### Source data
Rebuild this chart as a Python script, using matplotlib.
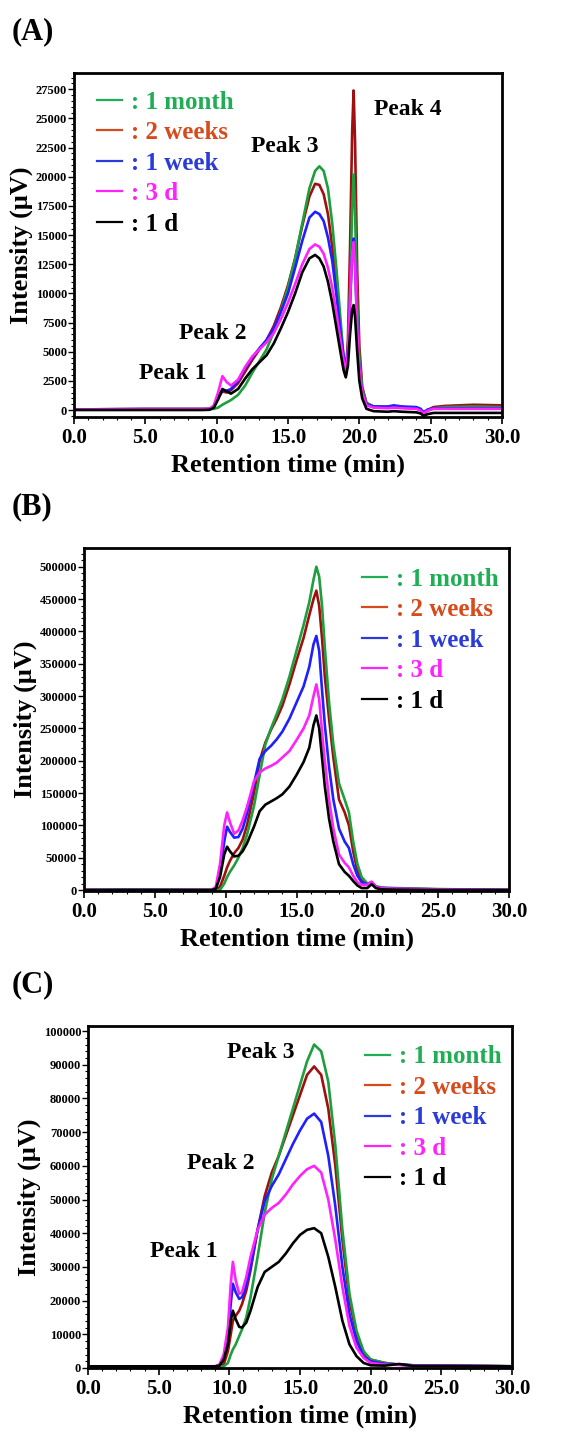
import numpy as np
import matplotlib
matplotlib.use('Agg')
import matplotlib.pyplot as plt
from matplotlib.lines import Line2D
from matplotlib.ticker import MultipleLocator, FormatStrFormatter

plt.rcParams['font.family'] = ['Liberation Serif', 'DejaVu Serif']
plt.rcParams['font.weight'] = 'bold'

# Dati (tempo in min, intensita' in uV)

series = ['1 month', '2 weeks', '1 week', '3 d', '1 d']
line_col = {'1 month': '#1e9e3c', '2 weeks': '#a00f0f', '1 week': '#1f1fff',
            '3 d': '#ff22ff', '1 d': '#000000'}
text_col = {'1 month': '#1fae55', '2 weeks': '#d64b1c', '1 week': '#2a3bd8',
            '3 d': '#ff22ff', '1 d': '#000000'}
draw_order = ['2 weeks', '1 month', '1 week', '3 d', '1 d']

# Pannello A
tA = [0, 5, 9.0, 9.5, 9.8, 10.1, 10.4, 10.7, 11.0, 11.5, 12.0, 12.5, 13.0, 13.5, 14.0,
      14.5, 15.0, 15.5, 16.0, 16.5, 16.9, 17.2, 17.5, 17.8, 18.1, 18.4, 18.7, 18.9,
      19.05, 19.2, 19.35, 19.5, 19.6, 19.7, 19.85, 20.0, 20.2, 20.5, 21.0, 22.0, 22.4,
      23.0, 24.0, 24.3, 24.5, 24.8, 25.2, 26, 28, 30]
A_1month = [50, 80, 80, 80, 100, 200, 450, 650, 850, 1300, 2100, 3200, 4200, 5200, 6700,
            8500, 10500, 13000, 16000, 19000, 20500, 20900, 20500, 19000, 16000, 12000, 7500, 4500,
            3000, 4500, 10000, 17500, 20200, 17000, 9000, 4500, 1800, 600, 300, 200, 300,
            200, 150, 0, -300, -50, 150, 250, 300, 250]
A_2weeks = [50, 80, 80, 90, 250, 1000, 1600, 1500, 1700, 2300, 3300, 4300, 5200, 6000, 7200,
            8800, 10700, 13000, 15800, 18300, 19400, 19300, 18500, 16800, 14000, 10500, 6500, 4200,
            3000, 6000, 14000, 24000, 27400, 23000, 12000, 5500, 2000, 600, 300, 250, 300,
            250, 200, 50, -250, 0, 250, 350, 450, 400]
A_1week = [50, 80, 80, 90, 250, 1100, 1700, 1650, 1800, 2500, 3600, 4500, 5300, 6000, 7000,
           8400, 10000, 12200, 14500, 16500, 17000, 16800, 16200, 14800, 12800, 9800, 6500, 4600,
           3800, 5000, 9000, 13500, 14700, 12500, 7000, 3500, 1500, 500, 300, 300, 400,
           300, 250, 100, -200, 50, 150, 150, 150, 150]
A_3d = [50, 80, 80, 100, 400, 1500, 2900, 2400, 2100, 2600, 3700, 4600, 5200, 5800, 6600,
        7800, 9200, 10800, 12500, 13800, 14200, 14000, 13400, 12200, 10500, 8300, 5800, 4200,
        3300, 5000, 9500, 13500, 14400, 12500, 7000, 3500, 1500, 400, 200, 150, 200,
        150, 100, -50, -300, -50, 100, 100, 100, 100]
A_1d = [0, 0, 0, 20, 200, 900, 1800, 1600, 1400, 1800, 2700, 3500, 4100, 4700, 5700,
        7000, 8400, 10000, 11800, 13000, 13300, 13000, 12300, 11000, 9200, 7000, 4800, 3400,
        2800, 3800, 6500, 8600, 9000, 8000, 5000, 2500, 1000, 100, -100, -150, -100,
        -150, -200, -300, -500, -350, -250, -250, -250, -250]

# Pannello B
tB = [0, 3, 9.0, 9.3, 9.6, 9.9, 10.1, 10.3, 10.6, 10.9, 11.2, 11.5, 12.0, 12.4, 12.8, 13.2,
      13.6, 14.0, 14.5, 15.0, 15.5, 15.9, 16.2, 16.4, 16.6, 16.8, 17.0, 17.3, 17.6, 18.0,
      18.4, 18.7, 19.0, 19.3, 19.6, 20.0, 20.3, 20.6, 21.0, 22.0, 25.0, 30.0]
B_1month = [0, 1000, 0, 0, 0, 10000, 20000, 28000, 38000, 50000, 65000, 85000, 130000, 178000, 225000, 250000,
            272000, 295000, 330000, 370000, 410000, 445000, 480000, 500000, 485000, 440000, 375000, 290000, 225000, 165000,
            140000, 120000, 75000, 40000, 20000, 10000, 12000, 6000, 4000, 3000, 1500, 0]
B_2weeks = [0, 0, 0, 0, 5000, 22000, 35000, 45000, 57000, 65000, 78000, 100000, 150000, 200000, 228000, 248000,
            265000, 285000, 318000, 355000, 390000, 425000, 450000, 463000, 440000, 390000, 330000, 265000, 205000, 140000,
            120000, 100000, 60000, 30000, 15000, 8000, 10000, 5000, 3000, 2000, 1000, 0]
B_1week = [0, 0, 0, 2000, 25000, 75000, 98000, 90000, 81000, 82000, 95000, 118000, 165000, 203000, 215000, 223000,
           233000, 245000, 265000, 290000, 315000, 345000, 380000, 393000, 370000, 310000, 255000, 190000, 140000, 95000,
           75000, 65000, 40000, 22000, 12000, 9000, 12000, 5000, 3000, 2000, 1000, 0]
B_3d = [0, 0, 0, 5000, 40000, 100000, 120000, 105000, 87000, 92000, 108000, 128000, 168000, 182000, 188000, 192000,
        197000, 205000, 215000, 232000, 250000, 270000, 300000, 318000, 295000, 245000, 200000, 140000, 95000, 55000,
        42000, 35000, 22000, 12000, 8000, 8000, 13000, 5000, 3000, 2000, 1000, 0]
B_1d = [0, 0, 0, 2000, 20000, 55000, 67000, 60000, 52000, 53000, 60000, 72000, 98000, 122000, 132000, 137000,
        142000, 148000, 160000, 178000, 198000, 220000, 255000, 270000, 250000, 205000, 160000, 110000, 75000, 40000,
        28000, 22000, 14000, 7000, 3000, 3000, 9000, 3000, 1000, 500, 0, 0]

# Pannello C
tC = [0, 9.0, 9.3, 9.6, 9.9, 10.1, 10.25, 10.45, 10.7, 10.9, 11.2, 11.5, 12.0, 12.5, 13.0, 13.5,
      14.0, 14.5, 15.0, 15.5, 16.0, 16.5, 17.0, 17.5, 18.0, 18.5, 19.0, 19.5, 20.0, 21.0, 22.0, 23.0, 30.0]
C_1month = [500, 500, 500, 500, 1500, 4000, 5500, 7000, 9500, 11500, 15000, 21000, 33000, 46000, 56000, 63000,
            70000, 77000, 84000, 91000, 96000, 94000, 85000, 66000, 41000, 22000, 11000, 5000, 2500, 1500, 1000, 800, 500]
C_2weeks = [500, 500, 500, 1000, 5000, 10000, 14000, 15500, 17000, 19000, 23000, 29000, 41000, 51000, 58000, 63000,
            69000, 75000, 81000, 87000, 89500, 87000, 77000, 60000, 38000, 20000, 10000, 4500, 2500, 1500, 1000, 800, 500]
C_1week = [500, 500, 800, 3000, 9000, 19000, 25000, 22500, 20500, 21000, 24500, 30000, 41000, 49500, 54000, 57500,
           62000, 66500, 70500, 74000, 75500, 73000, 63000, 48000, 30000, 16000, 8000, 3500, 2000, 1200, 1000, 800, 500]
C_3d = [500, 500, 1000, 4000, 12000, 25000, 31500, 26000, 22000, 22500, 27000, 33000, 41000, 45500, 47500, 49000,
        51500, 54500, 57000, 59000, 60000, 58000, 50000, 38000, 24000, 12500, 6000, 3000, 1500, 1000, 900, 700, 500]
C_1d = [500, 500, 700, 2500, 7000, 14000, 17000, 14500, 12200, 12000, 13500, 17000, 24000, 28500, 30000, 31500,
        34000, 37000, 39500, 41000, 41500, 40000, 33000, 24000, 14000, 7000, 3500, 1500, 800, 700, 1200, 600, 500]

panels = [
    {'tag': '(A)', 't': tA,
     'y': {'1 month': A_1month, '2 weeks': A_2weeks, '1 week': A_1week, '3 d': A_3d, '1 d': A_1d},
     'rect': [74, 73, 502, 417], 'ylim': (-600, 28900), 'ystep': 2500, 'ymax': 27500,
     'leg': (0.054, 0.949),
     'peaks': [('Peak 1', 6.9, 3170), ('Peak 2', 9.75, 6520), ('Peak 3', 14.8, 22560), ('Peak 4', 23.4, 25800)]},
    {'tag': '(B)', 't': tB,
     'y': {'1 month': B_1month, '2 weeks': B_2weeks, '1 week': B_1week, '3 d': B_3d, '1 d': B_1d},
     'rect': [84, 548, 509, 891], 'ylim': (-1500, 529000), 'ystep': 50000, 'ymax': 500000,
     'leg': (0.654, 0.943), 'peaks': []},
    {'tag': '(C)', 't': tC,
     'y': {'1 month': C_1month, '2 weeks': C_2weeks, '1 week': C_1week, '3 d': C_3d, '1 d': C_1d},
     'rect': [88, 1026, 512, 1368], 'ylim': (0, 101500), 'ystep': 10000, 'ymax': 100000,
     'leg': (0.653, 0.943),
     'peaks': [('Peak 1', 6.8, 34500), ('Peak 2', 9.4, 60600), ('Peak 3', 12.2, 93600)]},
]

W, H = 567, 1441
fig = plt.figure(figsize=(W / 100, H / 100), dpi=100)

for p in panels:
    x0, y0, x1, y1 = p['rect']
    ax = fig.add_axes([x0 / W, 1 - y1 / H, (x1 - x0) / W, (y1 - y0) / H])
    for s in draw_order:
        ax.plot(p['t'], p['y'][s], color=line_col[s], lw=1.9, solid_joinstyle='round')
    ax.set_xlim(0, 30)
    ax.set_ylim(*p['ylim'])
    ax.xaxis.set_major_locator(MultipleLocator(5))
    ax.xaxis.set_minor_locator(MultipleLocator(1))
    ax.xaxis.set_major_formatter(FormatStrFormatter('%.1f'))
    ax.set_yticks(np.arange(0, p['ymax'] + 1, p['ystep']))
    ax.yaxis.set_minor_locator(MultipleLocator(p['ystep'] / 5))
    ax.tick_params(direction='out', top=False, right=False)
    ax.tick_params(axis='x', which='major', labelsize=15, length=5, width=1.2, pad=3)
    ax.tick_params(axis='y', which='major', labelsize=9, length=4, width=1.0, pad=1)
    ax.tick_params(which='minor', length=2.5, width=0.8)
    for lab in ax.get_xticklabels() + ax.get_yticklabels():
        lab.set_fontweight('bold')
    for sp in ax.spines.values():
        sp.set_linewidth(2)
    ax.set_xlabel('Retention time (min)', fontsize=19, fontweight='bold', labelpad=4)
    ax.set_ylabel('Intensity (\u03bcV)', fontsize=19, fontweight='bold', labelpad=2)

    handles = [Line2D([], [], color=text_col[s], lw=1.6) for s in series]
    leg = ax.legend(handles, [': ' + s for s in series], loc='upper left',
                    bbox_to_anchor=p['leg'], frameon=False, borderpad=0, borderaxespad=0,
                    handlelength=1.0, handletextpad=0.35, labelspacing=0.3,
                    prop={'family': 'Liberation Serif', 'weight': 'bold', 'size': 18},
                    labelcolor=[text_col[s] for s in series])

    for txt, px, py in p['peaks']:
        ax.text(px, py, txt, fontsize=17, fontweight='bold', ha='center', va='center')

    fig.text(12 / W, 1 - (y0 - 41) / H, p['tag'], fontsize=22, fontweight='bold',
             ha='left', va='center')

fig.savefig('out.png', dpi=100)
plt.close(fig)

### What you will do
Look at the listing and set down only the lines from its start through the line with "from matplotlib.ticker import", word for word and without pictures.

### Solution for this exercise
Rebuild this chart as a Python script, using matplotlib.
import numpy as np
import matplotlib
matplotlib.use('Agg')
import matplotlib.pyplot as plt
from matplotlib.lines import Line2D
from matplotlib.ticker import MultipleLocator, FormatStrFormatter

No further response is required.